==== Data supplied ====

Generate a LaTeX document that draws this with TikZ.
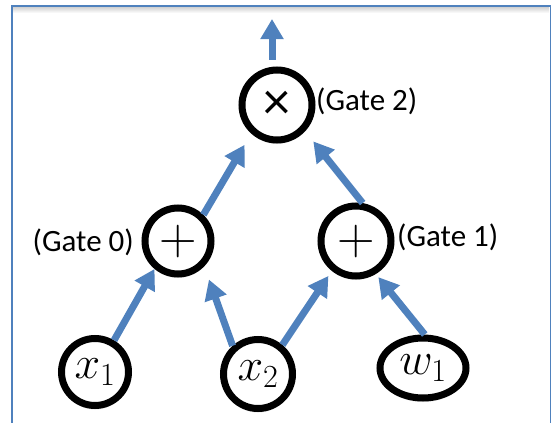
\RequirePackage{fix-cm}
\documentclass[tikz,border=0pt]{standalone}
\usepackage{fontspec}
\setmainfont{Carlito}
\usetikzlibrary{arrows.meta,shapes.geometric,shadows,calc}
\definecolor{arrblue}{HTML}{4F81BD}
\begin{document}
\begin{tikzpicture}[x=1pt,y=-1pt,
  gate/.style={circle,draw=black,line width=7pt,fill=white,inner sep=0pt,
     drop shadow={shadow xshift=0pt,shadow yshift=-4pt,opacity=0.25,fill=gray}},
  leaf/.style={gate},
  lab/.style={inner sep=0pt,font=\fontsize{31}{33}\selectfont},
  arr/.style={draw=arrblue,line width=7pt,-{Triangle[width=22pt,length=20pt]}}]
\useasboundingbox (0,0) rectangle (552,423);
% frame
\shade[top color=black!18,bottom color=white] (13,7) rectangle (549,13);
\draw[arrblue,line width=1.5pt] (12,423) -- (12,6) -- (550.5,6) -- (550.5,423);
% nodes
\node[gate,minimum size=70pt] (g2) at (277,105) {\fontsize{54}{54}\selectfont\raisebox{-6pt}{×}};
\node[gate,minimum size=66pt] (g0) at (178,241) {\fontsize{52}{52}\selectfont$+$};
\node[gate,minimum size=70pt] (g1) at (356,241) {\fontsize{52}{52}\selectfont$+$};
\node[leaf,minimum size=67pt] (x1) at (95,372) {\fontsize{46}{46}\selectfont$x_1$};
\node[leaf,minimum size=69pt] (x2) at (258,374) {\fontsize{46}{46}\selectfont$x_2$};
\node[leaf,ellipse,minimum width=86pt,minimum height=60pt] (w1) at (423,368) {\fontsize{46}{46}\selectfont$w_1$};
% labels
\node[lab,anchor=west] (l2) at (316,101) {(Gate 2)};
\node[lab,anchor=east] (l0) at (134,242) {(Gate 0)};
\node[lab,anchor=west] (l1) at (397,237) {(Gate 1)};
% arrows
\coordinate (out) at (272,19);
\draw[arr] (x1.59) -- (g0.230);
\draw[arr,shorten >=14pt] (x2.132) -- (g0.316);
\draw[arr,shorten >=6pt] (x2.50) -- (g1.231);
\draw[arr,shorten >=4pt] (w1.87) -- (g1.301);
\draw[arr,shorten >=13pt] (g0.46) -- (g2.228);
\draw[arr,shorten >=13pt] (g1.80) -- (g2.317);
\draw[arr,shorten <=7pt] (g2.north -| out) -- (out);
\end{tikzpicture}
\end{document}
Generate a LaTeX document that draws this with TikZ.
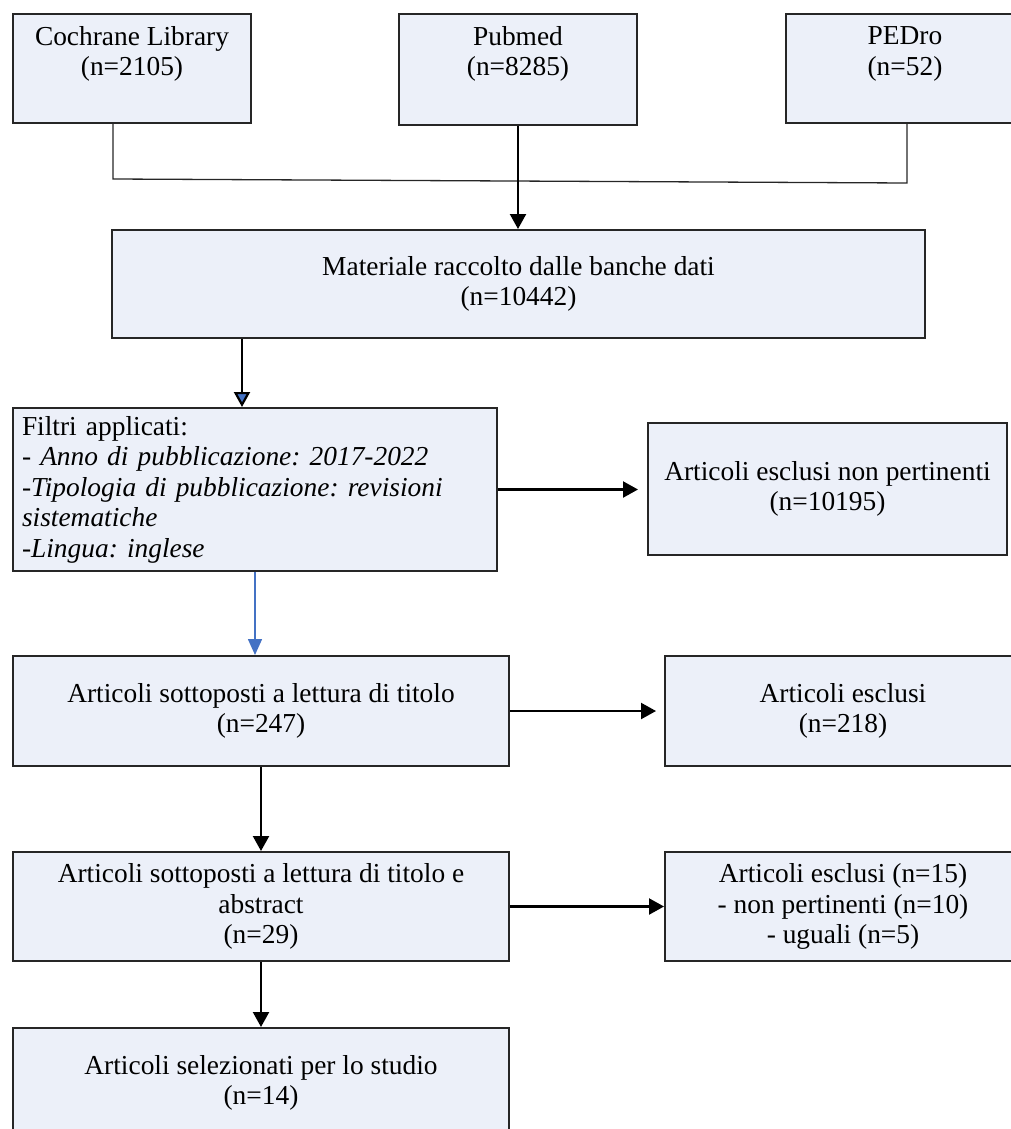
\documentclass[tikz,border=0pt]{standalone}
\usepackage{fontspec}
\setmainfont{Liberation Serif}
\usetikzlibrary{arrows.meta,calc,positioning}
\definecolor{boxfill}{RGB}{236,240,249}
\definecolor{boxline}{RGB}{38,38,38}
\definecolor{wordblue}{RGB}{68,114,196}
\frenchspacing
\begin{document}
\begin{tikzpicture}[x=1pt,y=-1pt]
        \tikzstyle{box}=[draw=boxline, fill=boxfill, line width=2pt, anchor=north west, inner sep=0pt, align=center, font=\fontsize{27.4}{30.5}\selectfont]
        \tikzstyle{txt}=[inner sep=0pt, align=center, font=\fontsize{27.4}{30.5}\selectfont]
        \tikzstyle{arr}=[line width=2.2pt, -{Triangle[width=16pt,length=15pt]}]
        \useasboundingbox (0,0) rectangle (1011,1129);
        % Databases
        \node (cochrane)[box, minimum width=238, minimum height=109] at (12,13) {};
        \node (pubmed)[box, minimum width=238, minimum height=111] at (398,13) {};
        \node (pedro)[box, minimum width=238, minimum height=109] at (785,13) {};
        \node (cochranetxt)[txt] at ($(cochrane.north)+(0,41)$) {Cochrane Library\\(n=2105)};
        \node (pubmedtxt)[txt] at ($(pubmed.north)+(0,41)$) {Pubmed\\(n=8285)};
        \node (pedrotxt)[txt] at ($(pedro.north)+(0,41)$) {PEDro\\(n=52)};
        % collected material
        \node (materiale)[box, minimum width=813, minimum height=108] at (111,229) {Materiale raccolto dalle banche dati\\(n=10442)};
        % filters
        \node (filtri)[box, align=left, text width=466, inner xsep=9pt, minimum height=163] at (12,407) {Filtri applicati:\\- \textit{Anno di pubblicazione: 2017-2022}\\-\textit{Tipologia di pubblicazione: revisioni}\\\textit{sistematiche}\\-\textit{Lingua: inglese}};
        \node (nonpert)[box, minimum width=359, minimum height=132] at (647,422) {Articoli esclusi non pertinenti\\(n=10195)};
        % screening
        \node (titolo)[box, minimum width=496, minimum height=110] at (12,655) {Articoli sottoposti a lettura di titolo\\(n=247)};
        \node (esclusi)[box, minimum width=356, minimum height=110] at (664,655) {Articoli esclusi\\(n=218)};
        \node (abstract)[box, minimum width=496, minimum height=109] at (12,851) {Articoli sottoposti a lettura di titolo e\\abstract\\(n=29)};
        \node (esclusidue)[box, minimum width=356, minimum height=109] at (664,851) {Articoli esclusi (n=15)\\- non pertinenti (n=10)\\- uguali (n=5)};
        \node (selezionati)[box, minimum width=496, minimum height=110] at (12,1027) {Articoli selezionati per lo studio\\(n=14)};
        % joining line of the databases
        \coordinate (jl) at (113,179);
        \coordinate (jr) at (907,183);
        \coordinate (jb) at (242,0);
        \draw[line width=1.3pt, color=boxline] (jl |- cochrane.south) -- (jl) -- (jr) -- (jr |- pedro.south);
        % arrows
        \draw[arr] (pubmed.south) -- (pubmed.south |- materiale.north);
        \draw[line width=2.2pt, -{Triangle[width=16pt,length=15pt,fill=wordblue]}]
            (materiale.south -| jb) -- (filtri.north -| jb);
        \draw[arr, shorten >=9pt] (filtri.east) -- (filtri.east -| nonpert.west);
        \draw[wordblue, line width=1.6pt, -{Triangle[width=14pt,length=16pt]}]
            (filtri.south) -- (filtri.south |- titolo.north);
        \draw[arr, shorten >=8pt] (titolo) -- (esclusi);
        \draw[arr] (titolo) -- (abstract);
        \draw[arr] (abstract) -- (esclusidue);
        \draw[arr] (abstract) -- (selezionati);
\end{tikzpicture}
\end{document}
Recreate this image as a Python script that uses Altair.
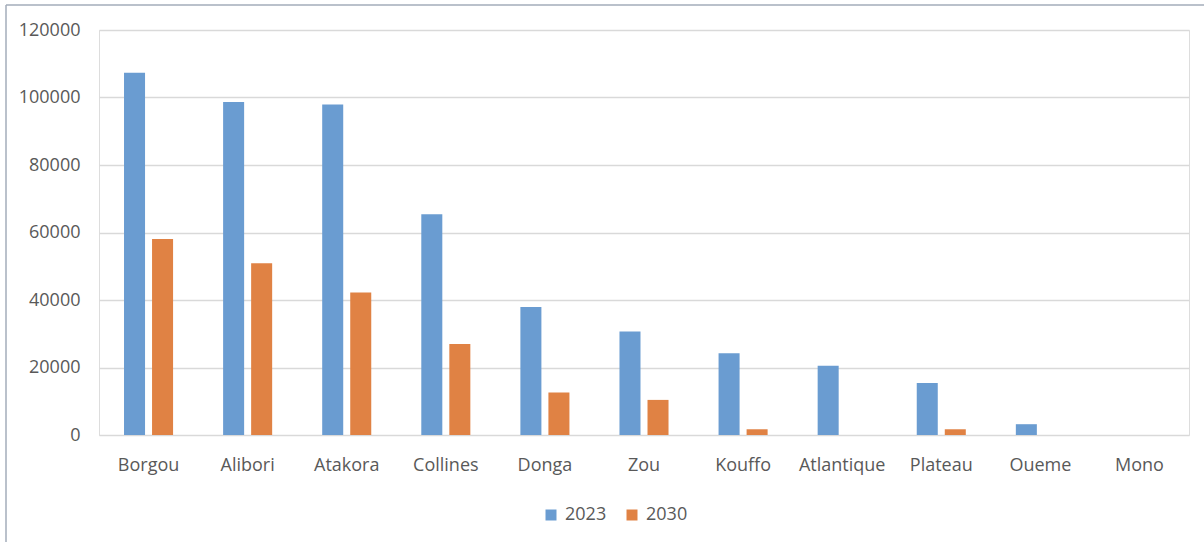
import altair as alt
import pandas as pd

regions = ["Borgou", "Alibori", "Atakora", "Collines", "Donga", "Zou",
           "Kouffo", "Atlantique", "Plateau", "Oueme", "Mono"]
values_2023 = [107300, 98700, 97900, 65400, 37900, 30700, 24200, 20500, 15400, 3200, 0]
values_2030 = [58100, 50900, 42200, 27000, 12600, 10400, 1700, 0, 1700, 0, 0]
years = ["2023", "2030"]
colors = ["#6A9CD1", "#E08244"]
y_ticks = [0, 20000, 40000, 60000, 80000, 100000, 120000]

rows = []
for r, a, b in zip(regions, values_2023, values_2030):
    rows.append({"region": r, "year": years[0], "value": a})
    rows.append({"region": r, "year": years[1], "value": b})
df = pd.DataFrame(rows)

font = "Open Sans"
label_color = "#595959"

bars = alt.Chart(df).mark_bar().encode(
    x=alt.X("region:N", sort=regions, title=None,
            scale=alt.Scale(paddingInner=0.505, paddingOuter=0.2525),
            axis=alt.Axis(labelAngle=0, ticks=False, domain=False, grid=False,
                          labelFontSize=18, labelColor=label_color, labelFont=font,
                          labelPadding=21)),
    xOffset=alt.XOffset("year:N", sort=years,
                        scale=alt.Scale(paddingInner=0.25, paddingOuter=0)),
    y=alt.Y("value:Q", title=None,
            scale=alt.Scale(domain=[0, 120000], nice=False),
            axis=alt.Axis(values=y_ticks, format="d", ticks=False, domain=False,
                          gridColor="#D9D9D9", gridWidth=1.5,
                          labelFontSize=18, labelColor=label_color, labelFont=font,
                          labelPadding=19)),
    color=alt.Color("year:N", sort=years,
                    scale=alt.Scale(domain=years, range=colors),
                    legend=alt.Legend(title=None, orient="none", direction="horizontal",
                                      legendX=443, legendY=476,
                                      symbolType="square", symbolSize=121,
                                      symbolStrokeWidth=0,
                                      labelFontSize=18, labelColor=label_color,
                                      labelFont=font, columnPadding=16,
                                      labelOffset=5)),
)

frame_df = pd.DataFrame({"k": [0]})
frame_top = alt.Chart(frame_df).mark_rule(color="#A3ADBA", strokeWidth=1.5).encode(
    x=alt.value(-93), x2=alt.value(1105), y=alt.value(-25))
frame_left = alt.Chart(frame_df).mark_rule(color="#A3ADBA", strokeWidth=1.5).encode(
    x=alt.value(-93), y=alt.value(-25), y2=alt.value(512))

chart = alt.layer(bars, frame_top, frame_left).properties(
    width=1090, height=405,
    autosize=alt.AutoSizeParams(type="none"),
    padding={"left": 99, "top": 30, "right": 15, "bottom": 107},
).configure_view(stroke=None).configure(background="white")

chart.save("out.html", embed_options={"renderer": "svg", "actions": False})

====

Do this: Copy exactly the stretch of lines from the one containing "Recreate this image" through the one containing "import pandas as pd", both included. Leave out any pictures.

Response below:
Recreate this image as a Python script that uses Altair.
import altair as alt
import pandas as pd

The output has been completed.